These New Regulations Will Bite CRE

Figures in the CRE lending world are pointing to an emergency.

If you haven’t heard of Basel III, you’ve got company. International banking regulations aren’t typical beach reading. But some people who have been poring through these new banking regulations are not looking happy.

Bob Broeksmit, CEO and president of the Mortgage Bankers Association, has been speaking out loudly against the rule and the trouble it will cause. “Basel III could be the end of bank real-estate finance as we know it,” he said in a speech at the recent 2024 MBA Commercial/Multifamily Convention and Expo.

To better understand what is going on, let’s address some of the obvious questions.

What is Basel?

The Basel Committee on Banking Supervision (BCBS) is an organization set up by central bankers from the G10 countries in 1974. The Bretton Woods structure had fallen apart when the U.S. moved off the gold standard. The committee wanted to build a new international system to address banking regulation in a more globalized world. It now has 45 members from 28 jurisdictions.

What is Basel III?

The BCBS issues regulations in the Basel accords. There are Basel I, Basel II, and Basel III so far, with a possible Basel IV in the future. Forgetting the previous regulatory packages, Basel III was a response to the Global Financial Crisis, according to the Bank for International Settlements. They are supposed to improve bank regulation and risk management. That includes standards on how much capital banks must have on hand and requiring limitations on leverage. Each country has to decide how to implement a set of rules so as to work with domestic law.

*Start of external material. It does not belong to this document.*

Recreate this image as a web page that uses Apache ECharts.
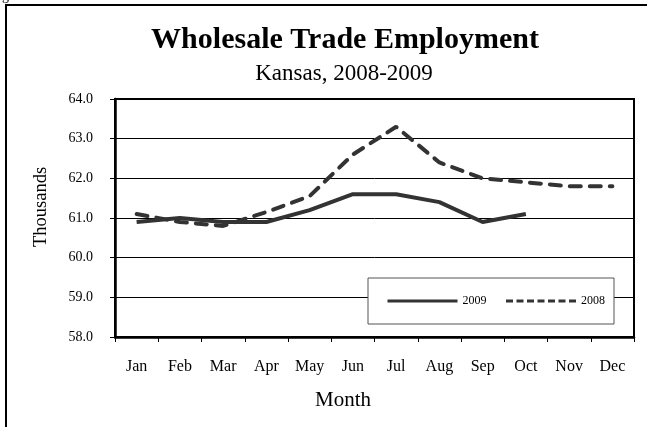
<!DOCTYPE html>
<html>
<head>
<meta charset="utf-8">
<script src="https://cdn.jsdelivr.net/npm/echarts@6/dist/echarts.min.js"></script>
<style>
  html, body { margin: 0; padding: 0; background: #fff; }
</style>
</head>
<body>
<div id="chart" style="width: 647px; height: 427px"></div>
<script>
// data
const months = ['Jan', 'Feb', 'Mar', 'Apr', 'May', 'Jun', 'Jul', 'Aug', 'Sep', 'Oct', 'Nov', 'Dec']
const emp2009 = [60.9, 61.0, 60.9, 60.9, 61.2, 61.6, 61.6, 61.4, 60.9, 61.1]
const emp2008 = [61.1, 60.9, 60.8, 61.15, 61.55, 62.6, 63.3, 62.4, 62.0, 61.9, 61.8, 61.8]

const serif = 'Liberation Serif'
const myChart = echarts.init(document.getElementById('chart'))

const option = {
  animation: false,
  title: [
    {
      text: 'Wholesale Trade Employment',
      left: 340,
      top: 20,
      textAlign: 'center',
      textStyle: { fontFamily: serif, fontSize: 30, fontWeight: 'bold', color: '#000' }
    },
    {
      text: 'Kansas, 2008-2009',
      left: 339,
      top: 57,
      textAlign: 'center',
      textStyle: { fontFamily: serif, fontSize: 23, fontWeight: 'normal', color: '#000' }
    }
  ],
  graphic: [
    {
      type: 'rect',
      shape: { x: 6, y: 5, width: 700, height: 500 },
      style: { fill: 'none', stroke: '#000', lineWidth: 2 },
      silent: true
    },
    {
      type: 'text',
      x: 2,
      y: -11,
      style: { text: 'gure', font: '14px "Liberation Serif"', fill: '#000' },
      silent: true
    },
    {
      // y axis title sits a bit above the plot's middle in the reference
      type: 'text',
      x: 41,
      y: 207,
      rotation: Math.PI / 2,
      style: {
        text: 'Thousands',
        font: '18.5px "Liberation Serif"',
        fill: '#000',
        align: 'center',
        verticalAlign: 'middle'
      },
      silent: true
    },
    {
      type: 'text',
      x: 343,
      y: 400,
      style: {
        text: 'Month',
        font: '21px "Liberation Serif"',
        fill: '#000',
        align: 'center',
        verticalAlign: 'middle'
      },
      silent: true
    }
  ],
  legend: {
    left: 368,
    top: 278,
    orient: 'horizontal',
    backgroundColor: '#fff',
    borderColor: '#555',
    borderWidth: 1,
    borderRadius: 0,
    padding: [17, 9, 17, 18],
    itemWidth: 70,
    itemHeight: 14,
    itemGap: 18,
    textStyle: { fontFamily: serif, fontSize: 12, color: '#000' },
    data: [
      { name: '2009', itemStyle: { opacity: 0 }, lineStyle: { width: 3 } },
      { name: '2008', itemStyle: { opacity: 0 }, lineStyle: { width: 3, type: [7, 3.5], cap: 'butt' } }
    ]
  },
  grid: {
    left: 115,
    right: 13,
    top: 99,
    bottom: 90,
    show: true,
    borderColor: '#000',
    borderWidth: 2
  },
  xAxis: {
    type: 'category',
    data: months,
    boundaryGap: true,
    axisLine: { lineStyle: { color: '#000', width: 2.5 } },
    axisTick: { show: true, length: 5, lineStyle: { color: '#000', width: 1 } },
    axisLabel: { margin: 22, fontFamily: serif, fontSize: 16, color: '#000' }
  },
  yAxis: {
    type: 'value',
    min: 58,
    max: 64,
    interval: 1,
    axisLine: { show: true, lineStyle: { color: '#000', width: 2.5 } },
    axisTick: { show: true, length: 5, lineStyle: { color: '#000', width: 1 } },
    axisLabel: {
      margin: 22,
      fontFamily: serif,
      fontSize: 14,
      color: '#000',
      formatter: (v) => v.toFixed(1)
    },
    splitLine: { show: true, lineStyle: { color: '#000', width: 1 } }
  },
  series: [
    {
      name: '2009',
      type: 'line',
      symbol: 'none',
      data: emp2009,
      lineStyle: { color: '#333', width: 4 },
      itemStyle: { color: '#333' },
      z: 3
    },
    {
      name: '2008',
      type: 'line',
      symbol: 'none',
      data: emp2008,
      lineStyle: { color: '#333', width: 4, type: [11, 9], cap: 'round' },
      itemStyle: { color: '#333' },
      z: 2
    }
  ]
}

myChart.setOption(option)
</script>
</body>
</html>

What is the Basel III End Game?

It sounds like the title of a comic book-inspired movie. Instead, it has been the proposed regulatory rules in the U.S. that would implement Basel III. As Deloitte put it, the rules included “broad, sweeping revisions to the entirety of the existing regulatory capital framework for all banks,” with significantly higher requirements for holding capital.

U.S. banks have taken to the proposed rules negatively. CEOs of major banks have strongly criticized the capital plans, as the Financial Times has reported.

How will it affect CRE lending?

This is hard to say. “Basel III could be the end of bank real-estate finance as we know it,” Broeksmit said in that conference this week.

He gave two reasons. One is the increased levels of capital requirements. “Basel III targets banks, and banks handle about 50 percent of all commercial real estate lending,” he added. The more capital that has to be held in reserve, the less is available to lend.

The other reason is how banks would have to handle defaulted commercial real estate loans. “If just one loan goes bad, regulators want to assign a 150% risk weight not only to that loan, but to all of that borrower’s loans,” Broeksmit said. “It reflects the old adage that ‘one rotten apple spoils the whole barrel.’ But while that may be true in other industries, it has absolutely no bearing on ours. The fact is that each commercial financial transaction is separate and distinct. If you have an office loan that goes bad in Manhattan, it has nothing to do with a loan on a multifamily property in Miami.”

When does it go into effect?

The public comment period ended January 16, after having been previously extended. There is typically a period of at least 30 days before the final rule is published in the Federal Register. Agencies also can take longer before issuing a final rule.

Are the rules still subject to change?

The rule can change anytime up to publication in the Federal Register. Then there is a period of at least 30 days before the rule goes into effect. A rule can also be rejected by Congress and the President.